So, first. The big news!
I came in at #9 for the top ten posts of the week on EJ, so I am officially going to get paid for my work. I’ve been getting paid for the content writing for a few months now, but this is my own words, and what I felt were important words that helped people, and I am so very excited about it.
Unfortunately, the news came at the most hectic part of my evening, and I don’t think that I’ve fully processed it yet.
This afternoon Matthew had an orthodontist appointment – they put a thicker wire in and changed his bands. I warned him that it would likely make his teeth hurt, but he reiterated what he’s been saying for weeks – “I’m different.” Okay, Matthew.
I came home and sat down and started working on a content article, and then Emma brought Chase home. I reviewed the school work he had and the work he still needed to do, and in the midst Sophia messaged me and asked if I was available to talk, and Oliver responded to a text from earlier in the day. I finished with Chase and attempted to call Sophia back, but she was still at work and busy so wasn’t available. I answered Oliver’s text and went back to writing my article. Just as I was finishing, Sophia called and I realized it was time to make dinner and Matt was telling me that he needed some Motrin because – guess what – his teeth hurt. . . and right then, in the midst of the crazy, the email came from EJ – “We’re paying our best writers, and you’re one of them! Congrats!”
I had suspected once I hit 2k readers that there was a chance. I even gauged about how much I would earn.
And I wasn’t wrong.
I screamed in Sophia’s ear and read her the email. Screenshots and text messages and then holy shit, Motrin for Matt and pancakes and bacon being made and all of a sudden I still hadn’t finished my content writing, I still wanted to finish my latest article for EJ, and I still had a blog post and a test to help Chase with and what the fuuuuuck.
So now here we are, at just after ten o’clock at night.
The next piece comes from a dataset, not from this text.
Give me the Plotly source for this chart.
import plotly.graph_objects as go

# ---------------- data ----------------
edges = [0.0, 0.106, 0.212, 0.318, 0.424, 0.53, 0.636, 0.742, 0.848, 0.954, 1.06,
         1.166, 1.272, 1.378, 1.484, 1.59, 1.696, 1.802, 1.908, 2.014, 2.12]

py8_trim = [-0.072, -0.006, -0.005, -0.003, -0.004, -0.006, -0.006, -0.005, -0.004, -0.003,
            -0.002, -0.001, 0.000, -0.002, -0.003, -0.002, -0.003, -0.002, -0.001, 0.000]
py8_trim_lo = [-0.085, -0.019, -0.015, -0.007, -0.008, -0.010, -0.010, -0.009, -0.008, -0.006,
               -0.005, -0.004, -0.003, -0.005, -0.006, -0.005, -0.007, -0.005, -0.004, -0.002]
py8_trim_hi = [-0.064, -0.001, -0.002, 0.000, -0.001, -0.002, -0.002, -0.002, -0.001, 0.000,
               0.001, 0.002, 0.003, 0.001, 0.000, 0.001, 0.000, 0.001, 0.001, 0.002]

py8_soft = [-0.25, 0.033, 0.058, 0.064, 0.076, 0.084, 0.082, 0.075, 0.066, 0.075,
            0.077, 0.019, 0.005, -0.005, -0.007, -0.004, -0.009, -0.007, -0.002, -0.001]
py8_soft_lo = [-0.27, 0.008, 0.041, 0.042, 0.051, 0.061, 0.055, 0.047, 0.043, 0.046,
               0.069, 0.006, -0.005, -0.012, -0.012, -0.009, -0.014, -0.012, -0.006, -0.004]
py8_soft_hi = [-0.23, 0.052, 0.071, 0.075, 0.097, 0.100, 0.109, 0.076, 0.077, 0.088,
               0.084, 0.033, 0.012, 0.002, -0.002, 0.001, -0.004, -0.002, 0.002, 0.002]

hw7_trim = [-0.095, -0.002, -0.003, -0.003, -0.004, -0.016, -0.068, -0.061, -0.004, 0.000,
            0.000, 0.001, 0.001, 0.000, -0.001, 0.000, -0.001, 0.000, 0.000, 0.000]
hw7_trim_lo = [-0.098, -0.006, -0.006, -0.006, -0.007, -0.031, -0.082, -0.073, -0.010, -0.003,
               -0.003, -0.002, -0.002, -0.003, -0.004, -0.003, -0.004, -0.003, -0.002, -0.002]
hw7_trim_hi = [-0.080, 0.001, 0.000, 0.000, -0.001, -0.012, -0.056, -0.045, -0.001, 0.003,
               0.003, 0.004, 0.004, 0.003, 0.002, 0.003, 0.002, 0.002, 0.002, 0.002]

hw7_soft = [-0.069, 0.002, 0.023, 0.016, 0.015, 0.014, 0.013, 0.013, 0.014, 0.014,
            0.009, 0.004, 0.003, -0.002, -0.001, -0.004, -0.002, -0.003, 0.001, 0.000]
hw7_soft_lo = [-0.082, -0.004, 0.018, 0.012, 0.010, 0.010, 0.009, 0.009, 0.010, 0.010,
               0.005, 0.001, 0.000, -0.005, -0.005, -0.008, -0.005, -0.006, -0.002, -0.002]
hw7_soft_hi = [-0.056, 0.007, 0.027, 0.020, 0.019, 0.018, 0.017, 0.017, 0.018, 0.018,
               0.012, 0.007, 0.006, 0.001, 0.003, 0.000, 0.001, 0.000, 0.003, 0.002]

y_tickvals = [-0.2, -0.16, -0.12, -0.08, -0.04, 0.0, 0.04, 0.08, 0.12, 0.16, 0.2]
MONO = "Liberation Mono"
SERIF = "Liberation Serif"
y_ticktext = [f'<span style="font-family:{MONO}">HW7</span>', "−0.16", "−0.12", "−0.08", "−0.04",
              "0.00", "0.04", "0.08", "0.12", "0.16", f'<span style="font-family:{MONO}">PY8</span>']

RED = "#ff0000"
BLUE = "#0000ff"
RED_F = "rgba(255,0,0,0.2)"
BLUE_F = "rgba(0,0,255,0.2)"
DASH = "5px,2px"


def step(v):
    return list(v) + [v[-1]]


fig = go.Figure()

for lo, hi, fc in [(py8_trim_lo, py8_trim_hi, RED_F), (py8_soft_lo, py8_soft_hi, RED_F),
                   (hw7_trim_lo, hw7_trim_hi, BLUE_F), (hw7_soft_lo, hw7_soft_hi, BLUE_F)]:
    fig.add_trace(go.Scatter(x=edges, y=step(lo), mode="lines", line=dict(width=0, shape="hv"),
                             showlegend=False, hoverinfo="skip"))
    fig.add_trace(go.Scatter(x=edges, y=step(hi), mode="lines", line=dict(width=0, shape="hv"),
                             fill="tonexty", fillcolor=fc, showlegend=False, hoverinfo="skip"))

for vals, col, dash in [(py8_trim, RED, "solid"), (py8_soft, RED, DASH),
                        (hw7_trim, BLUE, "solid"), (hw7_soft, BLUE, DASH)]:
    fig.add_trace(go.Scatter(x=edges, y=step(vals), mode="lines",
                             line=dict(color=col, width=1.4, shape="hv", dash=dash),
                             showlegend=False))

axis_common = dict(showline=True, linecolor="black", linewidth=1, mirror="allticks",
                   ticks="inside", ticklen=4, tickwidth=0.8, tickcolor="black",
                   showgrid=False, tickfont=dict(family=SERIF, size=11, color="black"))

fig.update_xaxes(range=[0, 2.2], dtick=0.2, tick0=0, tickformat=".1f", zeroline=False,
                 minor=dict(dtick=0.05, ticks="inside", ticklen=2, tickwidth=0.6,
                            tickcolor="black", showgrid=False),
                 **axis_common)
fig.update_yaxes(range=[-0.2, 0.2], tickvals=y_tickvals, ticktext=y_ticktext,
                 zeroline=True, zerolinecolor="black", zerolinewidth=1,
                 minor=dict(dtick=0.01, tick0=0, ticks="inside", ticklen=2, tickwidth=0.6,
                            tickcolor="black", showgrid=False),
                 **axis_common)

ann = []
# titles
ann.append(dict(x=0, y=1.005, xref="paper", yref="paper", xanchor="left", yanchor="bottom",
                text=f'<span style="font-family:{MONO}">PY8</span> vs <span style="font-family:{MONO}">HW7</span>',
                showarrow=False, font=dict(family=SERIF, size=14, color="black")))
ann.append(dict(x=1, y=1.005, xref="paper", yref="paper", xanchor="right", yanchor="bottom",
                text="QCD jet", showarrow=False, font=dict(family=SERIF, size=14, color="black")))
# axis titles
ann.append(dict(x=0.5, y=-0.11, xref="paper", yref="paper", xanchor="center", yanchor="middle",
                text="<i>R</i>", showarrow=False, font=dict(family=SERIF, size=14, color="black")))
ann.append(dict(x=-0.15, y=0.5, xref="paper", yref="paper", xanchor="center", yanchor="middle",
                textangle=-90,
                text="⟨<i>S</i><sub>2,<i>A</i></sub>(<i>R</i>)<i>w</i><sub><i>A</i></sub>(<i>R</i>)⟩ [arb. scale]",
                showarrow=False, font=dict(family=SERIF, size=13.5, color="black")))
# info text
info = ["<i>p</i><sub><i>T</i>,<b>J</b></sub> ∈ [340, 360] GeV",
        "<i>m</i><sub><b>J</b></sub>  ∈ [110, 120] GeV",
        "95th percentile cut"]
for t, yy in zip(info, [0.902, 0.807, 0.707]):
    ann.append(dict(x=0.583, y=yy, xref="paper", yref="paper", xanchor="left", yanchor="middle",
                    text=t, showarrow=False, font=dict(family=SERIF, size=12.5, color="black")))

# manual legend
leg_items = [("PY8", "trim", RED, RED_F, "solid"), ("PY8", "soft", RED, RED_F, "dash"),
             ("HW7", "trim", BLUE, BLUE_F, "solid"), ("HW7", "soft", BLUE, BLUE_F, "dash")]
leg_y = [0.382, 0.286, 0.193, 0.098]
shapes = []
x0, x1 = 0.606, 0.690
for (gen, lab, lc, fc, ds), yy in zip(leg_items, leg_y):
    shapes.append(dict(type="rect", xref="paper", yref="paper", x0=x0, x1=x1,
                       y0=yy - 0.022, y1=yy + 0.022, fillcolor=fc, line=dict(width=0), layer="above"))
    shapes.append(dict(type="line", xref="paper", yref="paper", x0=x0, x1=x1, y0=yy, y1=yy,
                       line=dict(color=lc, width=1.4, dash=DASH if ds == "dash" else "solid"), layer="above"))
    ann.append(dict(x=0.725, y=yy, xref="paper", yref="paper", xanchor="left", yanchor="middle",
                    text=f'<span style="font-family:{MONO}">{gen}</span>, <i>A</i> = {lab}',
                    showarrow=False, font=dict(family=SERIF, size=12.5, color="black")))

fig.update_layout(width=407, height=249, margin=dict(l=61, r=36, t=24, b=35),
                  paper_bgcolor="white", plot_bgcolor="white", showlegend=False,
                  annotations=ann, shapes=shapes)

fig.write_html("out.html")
I’m finishing this up and forcing myself into some yoga and mediation to cool my blood and calm my soul for sleep. . .
I have now submitted two more pieces to EJ for review and am anxiously awaiting a response. I should get results in the next week or so. I do have a piece coming up for publishing later this month on Her View from Home, as well. All exciting stuff. This year has been such a weird clusterfuck of “what just hit me?” – on both sides of the fence. The bad, and the good. Maybe in late December I’ll be able to look back and figure out what train hit me and when, and see what lessons I learned and what is worth carrying into 2021 and what’s best to leave behind. For now, I’m just hanging on and hoping for the best.
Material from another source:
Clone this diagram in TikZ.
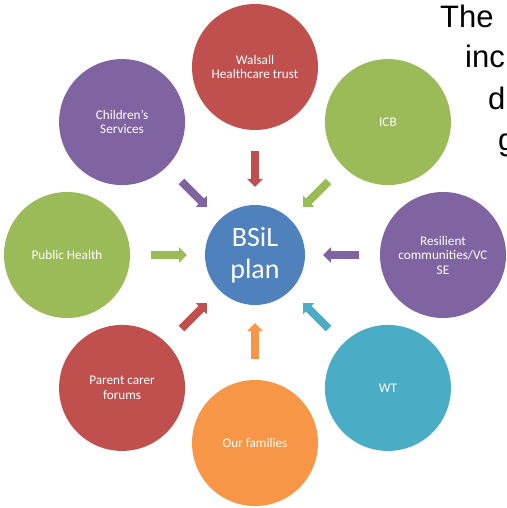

Which, of course, brings us to our quote.
“I am not afraid of storms, for I am learning to sail my ship.”Louisa May Alcott
I love Louisa, for the record.
Anyway, as I just stated, this year has been a complete clusterfuck. That’s not a big secret. I don’t think I’ve talked to a single human being that has been like, yeah! 2020 has been great to me! It’s the biggest mess I think I have ever encountered. . . and it’s because I just don’t know what to think or feel from one moment to the next. This roller coaster is one helluva roller coaster. This storm of a year is full of hellacious winds and torrential down pours and then really nice, serene eyes that lull you into a sense of calm and then . . . holy shit, here we go again with the nonsense.
I’ve had some real rough years. I’ve sailed some rough seas. Some dark and turbulent waters. And while I can’t say that this is the roughest year I’ve encountered, it’s definitely the most confusing. Our entire world has been turned upside down by a pandemic, I’ve had my own personal bullshit to deal with, and in the midst of it I’m achieving success that I had dismissed as a missed opportunity, as a lost dream. So, what in the actual fuck am I supposed to be feeling?
But I am without a doubt learning some shit. And I am without a doubt going to be a different person on January 1st, 2021 than I was on January 1st, 2020. There are external changes and internal changes, and I don’t think that anyone who knew me prior to 2020 will be able to say that they truly know me come 2021. The woman that was and the woman who will be is in the midst of transition right now, and even I don’t know what the outcome will be.
So, while this is a confusing year, I know that this part of the trip is necessary in my growth. It is necessary for me to go through so I can move ahead to the next part of my life. I won’t be able to move forward unless I go through this . . .whatever the fuck this is. . .
I’m learning how to sail my ship. And there is no better way to learn than in less than stellar conditions.
So, on that note – Happy Thursday. Don’t be afraid of the storm. Adjust your sails and go where it takes you. You may be pleasantly surprised where you land.